For one thing, the momentum of the LGBT rights movement is flowing in the exact opposite direction than it was in 2009 when Rosie and Kelly broke up. Prop. 8 has been ruled unconstitutional. “Don’t Ask, Don’t Tell” has been overturned. Even though he hasn’t come out in full support of same-sex marriage, President Obama and his administration have stopped defending the Defense of Marriage Act and have become vocal supporters of equality. A 2011 Gallup poll showed that a majority of Americans support same-sex marriage for the first time in history. And more and more states are pushing through legislation to make same-sex marriage a reality.

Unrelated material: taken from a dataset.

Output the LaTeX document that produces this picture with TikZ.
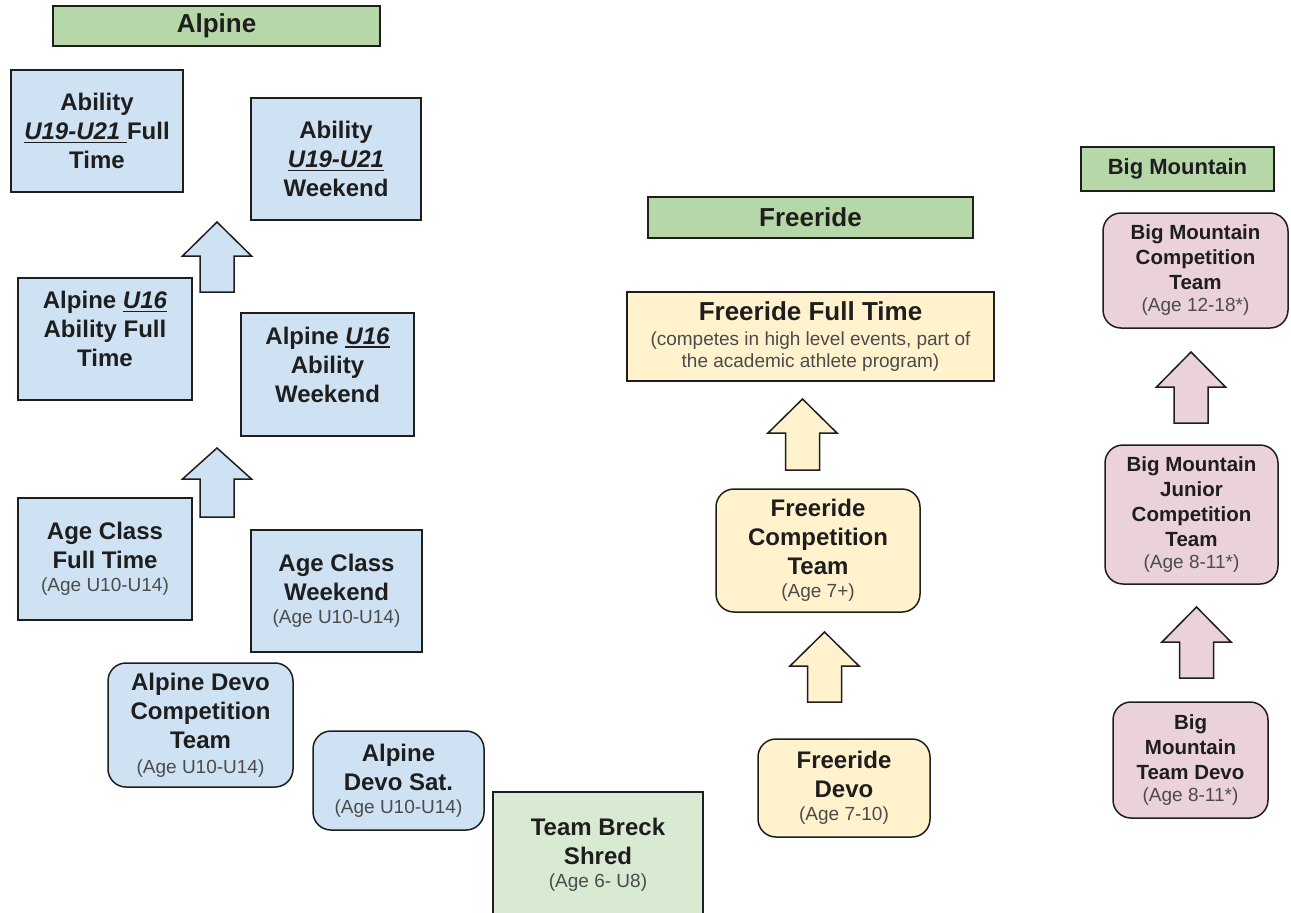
\documentclass[tikz,border=0pt]{standalone}
\usepackage{fontspec}
\setmainfont{Liberation Sans}
\definecolor{bluef}{HTML}{CFE2F3}
\definecolor{yelf}{HTML}{FFF2CC}
\definecolor{pinkf}{HTML}{EAD1DC}
\definecolor{hdrg}{HTML}{B6D7A8}
\definecolor{lgreen}{HTML}{D9EAD3}
\definecolor{ink}{HTML}{1E1E1E}
\newsavebox\myulbox
\newcommand\sm[1]{{\mdseries\fontsize{19}{22}\selectfont\color{ink!80}#1}}
\newcommand\ulit[1]{\sbox\myulbox{\textit{#1}}\leavevmode\rlap{\rule[-3.5pt]{\wd\myulbox}{1.5pt}}\usebox\myulbox}
\newcommand\blockup[5]{% fill, cx, tip, base, bottom
  \draw[barrow, fill=#1] ({#2},{#3}) -- ({#2+34.5},{#4}) -- ({#2+17},{#4}) -- ({#2+17},{#5})
    -- ({#2-17},{#5}) -- ({#2-17},{#4}) -- ({#2-34.5},{#4}) -- cycle;}
\tikzset{
  box/.style={draw=ink, line width=1.5pt, align=center, inner sep=0pt, text=ink,
    font=\bfseries\fontsize{24}{29}\selectfont},
  rbox/.style={box, rounded corners=18pt},
  bmbox/.style={rbox, fill=pinkf, font=\bfseries\fontsize{20.5}{25}\selectfont},
  hdr/.style={box, fill=hdrg, font=\bfseries\fontsize{26}{29}\selectfont},
  barrow/.style={draw=ink, line width=1.5pt, line join=miter},
}
\begin{document}
\begin{tikzpicture}[x=1pt,y=-1pt]
\useasboundingbox (0,0) rectangle (1291,913);
% headers
\node[hdr, minimum width=327, minimum height=40] (halp) at (216.5,26) {Alpine};
\node[hdr, minimum width=325, minimum height=41] (hfr) at (810.5,217.5) {Freeride};
\node[hdr, minimum width=193, minimum height=44, font=\bfseries\fontsize{22}{26}\selectfont] (hbm) at (1177.5,169) {Big Mountain};
% alpine column
\node[box, fill=bluef, minimum width=172, minimum height=122] (ab21ft) at (97,131) {Ability\\ \ulit{U19-U21\ }Full\\ Time};
\node[box, fill=bluef, minimum width=170, minimum height=122] (ab21we) at (336,159) {Ability\\ \ulit{U19-U21}\\ Weekend};
\node[box, fill=bluef, minimum width=174, minimum height=122] (u16ft) at (105,339) {Alpine \ulit{U16}\\ Ability Full\\ Time\\[-9pt]\mbox{}};
\node[box, fill=bluef, minimum width=173, minimum height=123] (u16we) at (327.5,374.5) {Alpine \ulit{U16}\\ Ability\\ Weekend\\[-9pt]\mbox{}};
\node[box, fill=bluef, minimum width=174, minimum height=122] (acft) at (105,559) {Age Class\\ Full Time\\[-6pt] \sm{(Age U10-U14)}};
\node[box, fill=bluef, minimum width=171, minimum height=122] (acwe) at (336.5,591) {Age Class\\ Weekend\\[-6pt] \sm{(Age U10-U14)}};
\node[rbox, fill=bluef, minimum width=185, minimum height=124] (devocomp) at (200.5,725) {Alpine Devo\\ Competition\\ Team\\[-4pt] \sm{(Age U10-U14)}};
\node[rbox, fill=bluef, minimum width=171, minimum height=99] (devosat) at (398.5,780.5) {Alpine\\ Devo Sat.\\[-6pt] \sm{(Age U10-U14)}};
\node[box, fill=lgreen, minimum width=210, minimum height=126] (breck) at (598,855) {Team Breck\\ Shred\\[-6pt] \sm{(Age 6- U8)}};
\blockup{bluef}{217}{222}{256}{292}
\blockup{bluef}{217}{448}{479}{517}
% freeride column
\node[box, fill=yelf, minimum width=367, minimum height=89, font=\bfseries\fontsize{26}{29}\selectfont] (frft) at (810.5,336.5) {Freeride Full Time\\[-4pt] \sm{(competes in high level events, part of}\\[-7pt] \sm{the academic athlete program)}};
\node[rbox, fill=yelf, minimum width=204, minimum height=123] (frcomp) at (818,550.5) {Freeride\\ Competition\\ Team\\[-6pt] \sm{(Age 7+)}};
\node[rbox, fill=yelf, minimum width=172, minimum height=98] (frdevo) at (844,788) {Freeride\\ Devo\\[-6pt] \sm{(Age 7-10)}};
\blockup{yelf}{802.5}{399}{433}{470}
\blockup{yelf}{824.5}{632}{666}{702}
% big mountain column
\node[bmbox, minimum width=185, minimum height=115] (bmcomp) at (1195.5,270.5) {Big Mountain\\ Competition\\ Team\\[-3pt] \sm{(Age 12-18*)}};
\node[bmbox, minimum width=173, minimum height=139] (bmjr) at (1191.5,514.5) {Big Mountain\\ Junior\\ Competition\\ Team\\[-3pt] \sm{(Age 8-11*)}};
\node[bmbox, minimum width=155, minimum height=116] (bmdevo) at (1190.5,760) {Big\\ Mountain\\ Team Devo\\[-3pt] \sm{(Age 8-11*)}};
\blockup{pinkf}{1191}{352}{387}{423}
\blockup{pinkf}{1196.5}{607}{642}{678}
\end{tikzpicture}
\end{document}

Plus Dr. Robert Spitzer – whose 2001 study suggesting “highly motivated” homosexuals could turn themselves straight has been cited in court cases across the country for the past decade, including the Prop. 8 trials – recently renounced his position as “fatally flawed” and apologized to the gay community. In doing so, Spitzer basically ripped away the last vestiages of the validity of reparative therapy. “They’re here, they’re queer, get used to it,” is his scientific opinion. In addition to all that happy news, we have more high-profile lesbian couples in the media than ever before. There’s Jane Lynch and Lara Emby; Wanda and Alex Sykes; Rachel Maddow and Susan Mikula; and, of course, Ellen and Portia DeGeneres, both of whom have become much more outspoken about their relationship and marriage equality in the last four years.

And because the environment for gay people has changed so much since 2009, because we have so many victories to celebrate and so many high-profile couples to cherish, I think lesbians have started to relax and allow the rest of the world in on our little secret: Life is as messy for gay people as it is for straight people. Also: Some gay people are jerks. And it doesn’t hurt the LGBT community to admit either of those things. In fact, the Etheridge/Michaels divorce has opened an important dialogue about gay spousal support and child custody. It may be an ugly conversation, but it’s a necessary one.

In To Kill a Mockingbird, Scout Finch tells her brother Jem: “I think there’s just one kind of folks. Folks.” At the end of the day, isn’t that the real message of the LGBT community? “We want the same rights as you because we’re the same kind of folks as you.” We’re folks who want the right to get married and folks who want the right to get divorced. And, for the good of the community, we acknowledge that for gay celebrity kinds of folks, equality in 2012 looks a lot like the flash of a Paparazzi camera.